Saturday 2 October 2010

The Prerogatives of Harlots

Peter Hitchens writes:

Who should pick the leaders of our political parties? Those parties, or a bunch of journalists? The answer seems simple to me. I don’t like the Labour Party, but it represents an important strand in British opinion. If its members choose Edward Miliband to lead them, according to their own rules, then that is their affair.
The same goes for the Tory Party. In the days when Conservative leaders were still picked by the party rather than by the media, Iain Duncan Smith was fairly elected.

The media later played a major part in the campaign to destroy and overthrow Mr Duncan Smith in a democracy-free putsch. Michael Howard, and later David Cameron, were anointed by journalists and chosen by them. In fact it was the absurd and well-organised adulation of Mr Cameron by the tiny clique of political writers and broadcasters that thrust this obscure Young Liberal into Downing Street.

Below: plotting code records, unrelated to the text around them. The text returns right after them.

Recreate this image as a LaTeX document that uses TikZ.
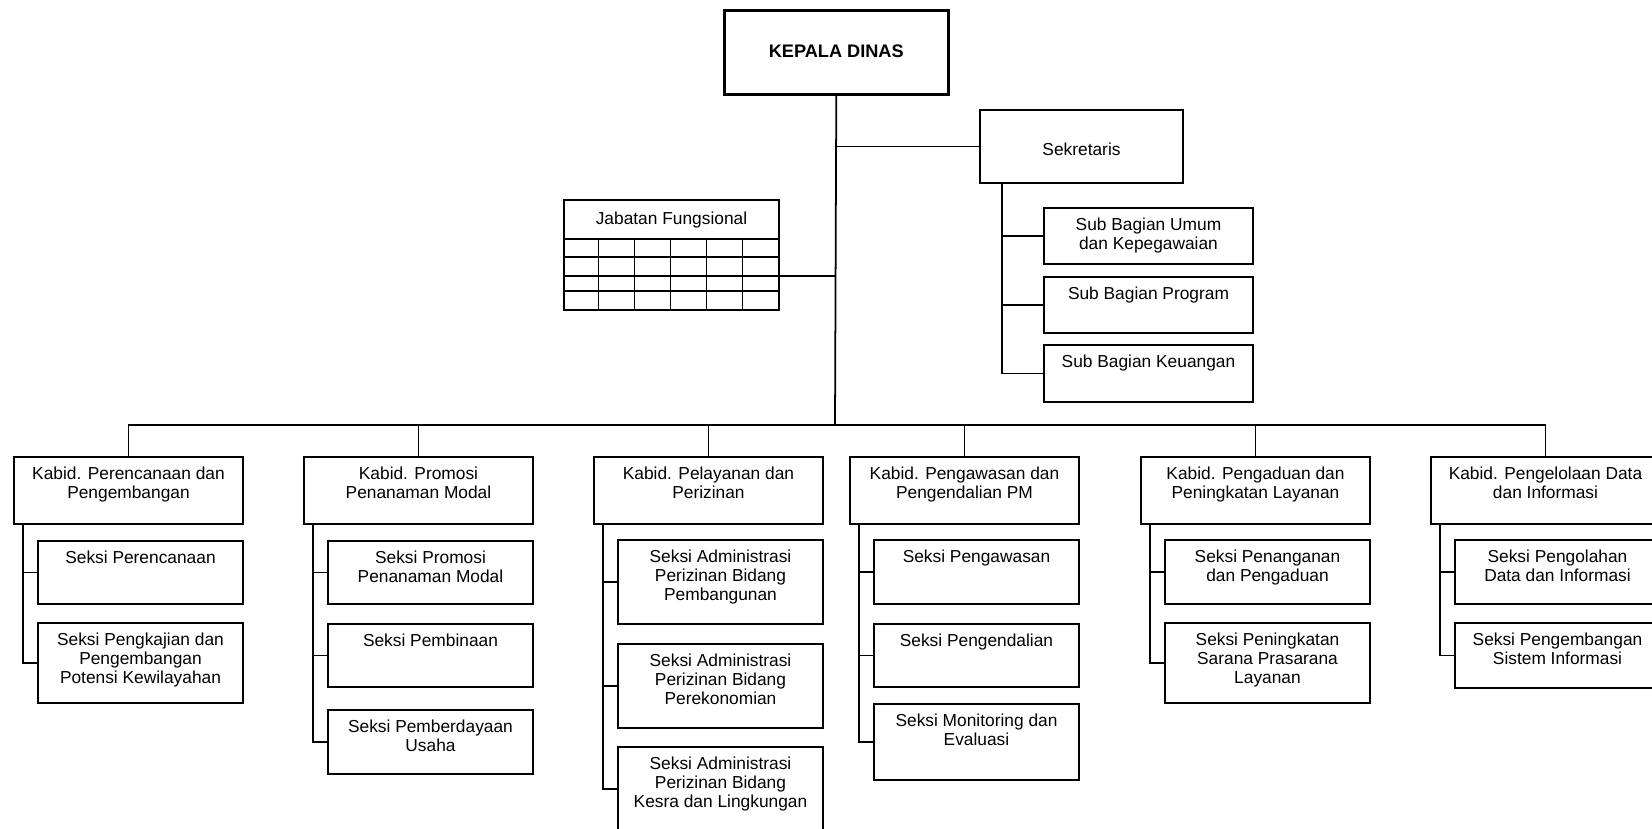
\documentclass[tikz,border=0pt]{standalone}
\usepackage{fontspec}
\setmainfont{Liberation Sans}
\usetikzlibrary{calc}
\newdimen\px \px=0.03cm
% box content: [strut] {width} {height} {text}, text at top
\newcommand{\isi}[4][19.2pt]{\parbox[c][#3\px][t]{#2\px}{\centering\rule{0pt}{#1}#4}}

\begin{document}
\begin{tikzpicture}[x=0.03cm,y=-0.03cm,
    kotak/.style={draw,line width=1.7pt,inner sep=0pt,anchor=north west,font=\fontsize{14.8}{16.2}\selectfont},
    garis/.style={line width=1.5pt},
    tipis/.style={line width=1.1pt}]
  \useasboundingbox (0,0) rectangle (1652,828);

  \node[kotak,line width=2.2pt,font=\fontsize{15.5}{18}\selectfont\bfseries] (kd) at (723,9) {\isi[40pt]{224}{84}{KEPALA DINAS}};
  \node[kotak] (sek) at (979,109) {\isi[38.6pt]{203}{73}{Sekretaris}};
  \node[kotak] (jf) at (563,199) {\isi[20.7pt]{215}{110}{Jabatan Fungsional}};
  \foreach \y in {239,257,276} \draw[tipis] (563,\y) -- (778,\y);
  \draw[line width=2.2pt] (563,291) -- (778,291);
  \foreach \i in {1,...,5} \draw[tipis] ({563+35.83*\i},239) -- ({563+35.83*\i},309);
  \coordinate (jfk) at (778,276);

  \node[kotak] (sb1) at (1043,207) {\isi{209}{56}{Sub Bagian Umum\\dan Kepegawaian}};
  \node[kotak] (sb2) at (1043,276) {\isi{209}{56}{Sub Bagian Program}};
  \node[kotak] (sb3) at (1043,344) {\isi{209}{57}{Sub Bagian Keuangan}};

  \coordinate (bus) at (835,425);

  \node[kotak] (k1) at (13,456) {\isi{229}{67}{Kabid. Perencanaan dan\\Pengembangan}};
  \node[kotak] (k2) at (303,456) {\isi{229}{67}{Kabid. Promosi\\Penanaman Modal}};
  \node[kotak] (k3) at (593,456) {\isi{229}{67}{Kabid. Pelayanan dan\\Perizinan}};
  \node[kotak] (k4) at (849,456) {\isi{229}{67}{Kabid. Pengawasan dan\\Pengendalian PM}};
  \node[kotak] (k5) at (1140,456) {\isi{229}{67}{Kabid. Pengaduan dan\\Peningkatan Layanan}};
  \node[kotak] (k6) at (1430,456) {\isi{229}{67}{Kabid. Pengelolaan Data\\dan Informasi}};

  \node[kotak] (s11) at (37,540) {\isi{205}{63}{Seksi Perencanaan}};
  \node[kotak] (s12) at (37,622) {\isi{205}{80}{Seksi Pengkajian dan\\Pengembangan\\Potensi Kewilayahan}};

  \node[kotak] (s21) at (327,540) {\isi{205}{63}{Seksi Promosi\\Penanaman Modal}};
  \node[kotak] (s22) at (327,623) {\isi{205}{63}{Seksi Pembinaan}};
  \node[kotak] (s23) at (327,709) {\isi{205}{64}{Seksi Pemberdayaan\\Usaha}};

  \node[kotak] (s31) at (617,539) {\isi{205}{84}{Seksi Administrasi\\Perizinan Bidang\\Pembangunan}};
  \node[kotak] (s32) at (617,643) {\isi{205}{84}{Seksi Administrasi\\Perizinan Bidang\\Perekonomian}};
  \node[kotak] (s33) at (617,746) {\isi{205}{84}{Seksi Administrasi\\Perizinan Bidang\\Kesra dan Lingkungan}};

  \node[kotak] (s41) at (873,539) {\isi{205}{64}{Seksi Pengawasan}};
  \node[kotak] (s42) at (873,623) {\isi{205}{63}{Seksi Pengendalian}};
  \node[kotak] (s43) at (873,703) {\isi{205}{76}{Seksi Monitoring dan\\Evaluasi}};

  \node[kotak] (s51) at (1164,539) {\isi{205}{64}{Seksi Penanganan\\dan Pengaduan}};
  \node[kotak] (s52) at (1164,622) {\isi{205}{80}{Seksi Peningkatan\\Sarana Prasarana\\Layanan}};

  \node[kotak] (s61) at (1454,539) {\isi{205}{64}{Seksi Pengolahan\\Data dan Informasi}};
  \node[kotak] (s62) at (1454,622) {\isi{205}{65}{Seksi Pengembangan\\Sistem Informasi}};

  % connectors
  \draw[garis] (kd.south) -- (bus);
  \draw[garis] (sek.west) -- (sek.west -| kd.south);
  \draw[garis] (jfk) -- (jfk -| kd.south);
  \foreach \j in {1,2,3} \draw[garis] (sek.south west) ++(23,0) |- (sb\j.west);
  \foreach \i in {1,...,6} \draw[garis] (k\i.north) |- (bus);
  \foreach \i/\n in {1/2,2/3,3/3,4/3,5/2,6/2}
    \foreach \j in {1,...,\n}
      \draw[garis] (k\i.south west) ++(10,0) |- (s\i\j.west);
\end{tikzpicture}
\end{document}
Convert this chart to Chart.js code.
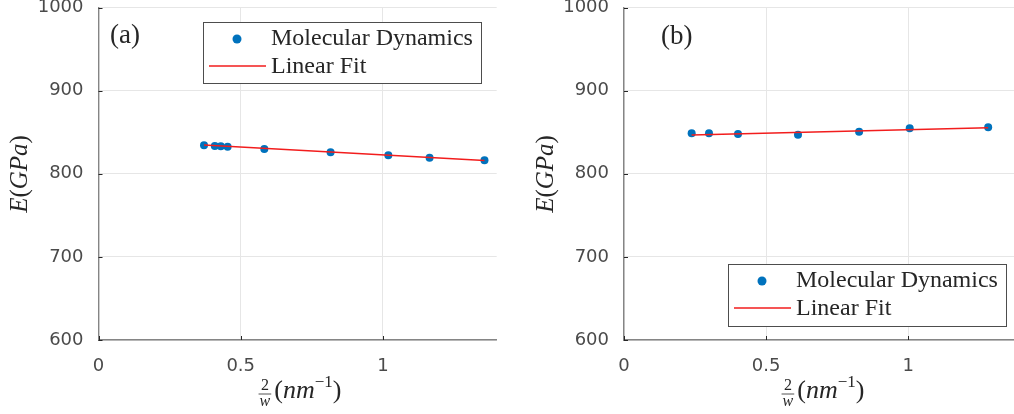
<!DOCTYPE html>
<html><head><meta charset="utf-8">
<script src="https://cdn.jsdelivr.net/npm/chart.js@4"></script>
<style>
html,body{margin:0;padding:0;background:#fff;overflow:hidden;width:1014px;height:414px;}
.w{position:absolute;top:0;width:520px;height:414px;}
#wa{left:0;}
#wb{left:520px;}
</style></head><body>
<div class="w" id="wa"><canvas id="ca"></canvas></div>
<div class="w" id="wb"><canvas id="cb"></canvas></div>
<script>
const xTicks = [0, 0.5, 1];
const yTicks = [600, 700, 800, 900, 1000];
const seriesNames = ['Molecular Dynamics', 'Linear Fit'];
const panelLabels = ['(a)', '(b)'];

const mdAx = [0.371, 0.409, 0.430, 0.454, 0.583, 0.816, 1.019, 1.164, 1.357];
const mdAy = [834.2, 833.4, 833.0, 832.5, 829.7, 825.8, 822.2, 819.3, 816.2];
const fitAx = [0.371, 1.357];
const fitAy = [834.5, 816.0];

const mdBx = [0.238, 0.299, 0.401, 0.612, 0.827, 1.005, 1.281];
const mdBy = [848.7, 848.7, 847.8, 847.0, 850.6, 854.7, 855.9];
const fitBx = [0.238, 1.281];
const fitBy = [846.6, 855.4];

const BLUE = '#0072BD';
const RED = '#f21d1d';
const SERIF = '"Liberation Serif", "DejaVu Serif", serif';

function pts(xs, ys) { return xs.map((x, i) => ({x: x, y: ys[i]})); }

function drawSegs(ctx, x, y, segs) {
  for (const s of segs) {
    ctx.font = s[1];
    ctx.fillText(s[0], x, y + (s[2] || 0));
    x += ctx.measureText(s[0]).width;
  }
}
function segsWidth(ctx, segs) {
  let w = 0;
  for (const s of segs) { ctx.font = s[1]; w += ctx.measureText(s[0]).width; }
  return w;
}

const decor = {
  id: 'decor',
  afterDraw(chart, args, o) {
    const ctx = chart.ctx;
    const ca = chart.chartArea;
    const xs = chart.scales.x, ys = chart.scales.y;
    ctx.save();
    ctx.strokeStyle = '#262626';
    ctx.lineWidth = 1;
    ctx.beginPath();
    for (const v of xTicks) {
      const px = Math.round(xs.getPixelForValue(v)) + 0.5;
      ctx.moveTo(px, ca.bottom); ctx.lineTo(px, ca.bottom - 4);
    }
    for (const v of yTicks) {
      const py = Math.round(ys.getPixelForValue(v)) + 0.5;
      ctx.moveTo(ca.left, py); ctx.lineTo(ca.left + 4, py);
    }
    ctx.stroke();

    ctx.fillStyle = '#262626';
    ctx.textBaseline = 'alphabetic';
    ctx.textAlign = 'left';
    ctx.font = '27px ' + SERIF;
    ctx.fillText(o.panel, o.panelX, o.panelY);

    ctx.save();
    ctx.translate(o.yTitleX, o.yTitleY);
    ctx.rotate(-Math.PI / 2);
    const yi = 'italic 25px ' + SERIF, yu = '25px ' + SERIF;
    const ySegs = [['E', yi], ['(', yu], ['GPa', yi], [')', yu]];
    const yw = segsWidth(ctx, ySegs);
    drawSegs(ctx, -yw / 2, 9, ySegs);
    ctx.restore();

    const it = 'italic 26px ' + SERIF, up = '26px ' + SERIF;
    const ff = '16px ' + SERIF, ffi = 'italic 16px ' + SERIF;
    ctx.font = ff; const w2 = ctx.measureText('2').width;
    ctx.font = ffi; const ww = ctx.measureText('w').width;
    const fw = Math.max(w2, ww) + 2;
    const rest = [['(', up], ['nm', it], ['\u22121', '17px ' + SERIF, -11], [')', up]];
    const rw = segsWidth(ctx, rest);
    const total = fw + 3 + rw;
    let sx = o.xTitleX - total / 2;
    const base = o.xTitleY;
    ctx.font = ff; ctx.fillText('2', sx + (fw - w2) / 2, base - 8);
    ctx.font = ffi; ctx.fillText('w', sx + (fw - ww) / 2, base + 8);
    ctx.strokeStyle = '#262626'; ctx.lineWidth = 0.8;
    ctx.beginPath(); ctx.moveTo(sx, base - 4); ctx.lineTo(sx + fw, base - 4); ctx.stroke();
    drawSegs(ctx, sx + fw + 3, base, rest);

    const L = o.legend;
    ctx.fillStyle = '#ffffff';
    ctx.fillRect(L.x, L.y, L.w, L.h);
    ctx.strokeStyle = '#4d4d4d'; ctx.lineWidth = 1;
    ctx.strokeRect(L.x + 0.5, L.y + 0.5, L.w, L.h);
    ctx.fillStyle = BLUE;
    ctx.beginPath(); ctx.arc(L.x + 34, L.y + 17, 4.5, 0, Math.PI * 2); ctx.fill();
    ctx.strokeStyle = RED; ctx.lineWidth = 1.5;
    ctx.beginPath(); ctx.moveTo(L.x + 6, L.y + 44); ctx.lineTo(L.x + 63, L.y + 44); ctx.stroke();
    ctx.fillStyle = '#262626';
    ctx.font = '24px ' + SERIF;
    ctx.fillText(seriesNames[0], L.x + 68, L.y + 22.5);
    ctx.fillText(seriesNames[1], L.x + 68, L.y + 50.5);
    ctx.restore();
  }
};

function makeChart(id, mx, my, fx, fy, yW, o) {
  new Chart(document.getElementById(id), {
    type: 'scatter',
    data: {
      datasets: [
        {label: seriesNames[0], data: pts(mx, my), showLine: false, pointRadius: 4,
         pointHoverRadius: 4, backgroundColor: BLUE, borderColor: BLUE, borderWidth: 0, order: 1},
        {label: seriesNames[1], data: pts(fx, fy), showLine: true, pointRadius: 0,
         borderColor: RED, borderWidth: 1.5, order: 0}
      ]
    },
    options: {
      responsive: true, maintainAspectRatio: false, animation: false,
      layout: {padding: {left: 0, top: 7.5, right: o.padR, bottom: 0}},
      plugins: {legend: {display: false}, tooltip: {enabled: false}, decor: o},
      scales: {
        x: {
          type: 'linear', min: 0, max: 1.4,
          afterBuildTicks: s => { s.ticks = xTicks.map(v => ({value: v})); },
          afterFit: s => { s.height = 74; s.paddingLeft = 0; s.paddingRight = 0; },
          grid: {color: '#e6e6e6', lineWidth: 1, drawTicks: false},
          border: {display: true, color: '#858585', width: 1.4},
          ticks: {padding: 16, color: '#4a4a4a', font: {family: '"DejaVu Sans"', size: 18},
                  callback: v => String(v), maxRotation: 0}
        },
        y: {
          type: 'linear', min: 600, max: 1000,
          afterBuildTicks: s => { s.ticks = yTicks.map(v => ({value: v})); },
          afterFit: s => { s.width = yW; s.paddingTop = 0; s.paddingBottom = 0; },
          grid: {color: '#e6e6e6', lineWidth: 1, drawTicks: false},
          border: {display: true, color: '#858585', width: 1.4},
          ticks: {padding: 15, color: '#4a4a4a', font: {family: '"DejaVu Sans"', size: 18},
                  callback: v => String(v)}
        }
      }
    },
    plugins: [decor]
  });
}

makeChart('ca', mdAx, mdAy, fitAx, fitAy, 98.5, {
  padR: 23.3, panel: panelLabels[0], panelX: 110, panelY: 43,
  yTitleX: 18, yTitleY: 174, xTitleX: 300, xTitleY: 398,
  legend: {x: 203, y: 22, w: 278, h: 61}
});
makeChart('cb', mdBx, mdBy, fitBx, fitBy, 104, {
  padR: 18, panel: panelLabels[1], panelX: 141, panelY: 44,
  yTitleX: 24, yTitleY: 174, xTitleX: 303, xTitleY: 398,
  legend: {x: 208, y: 264, w: 278, h: 62}
});
</script>
</body></html>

Now the same clique are enraged by the refusal of the Labour Party to do what they told it to, and had in many cases wrongly predicted that it would do. Most of last week’s coverage of the Labour conference was an extended scream, from the journalists’ playpen, of ‘Waaaah! We wanted David and you picked Ed! How dare you! We’ll get you for this!’ And they will, you just wait and see.

A dull, flaccid speech by David Miliband was lauded as if it were some mighty oration by David Lloyd George or Abraham Lincoln. A dull, flaccid speech by Edward Miliband was sneered at as if he were barely coherent. This was much like the treatment, some years back, of David Cameron and David Davis by the same people. Everyone said the same thing. All opinions, in our supposedly varied and competitive Press, were the same. Ever wonder how this happens?

And so it will continue. David Miliband’s petulant walkout from politics is treated as a heroic Shakespearean tragedy. Everything Edward Miliband does from now on will be a blunder or a gaffe. Every tiny quarrel will be magnified into a split the size of the Grand Canyon. Unflattering photographs of him (not difficult to find) will be chosen in preference to kinder ones.

It’s a scandal. And this is only half of it. The other half is that this media clique, most of whose members make the average sheep look like a forceful individualist, are all agreed that the key qualification for being in office is that you must agree with them, Sixties liberals almost to a woman.

Yet they are utterly unaccountable. Parliament is transparent and the Labour Party electoral college a model of democracy by comparison. It is time somebody told these people that they have too much power and not enough responsibility.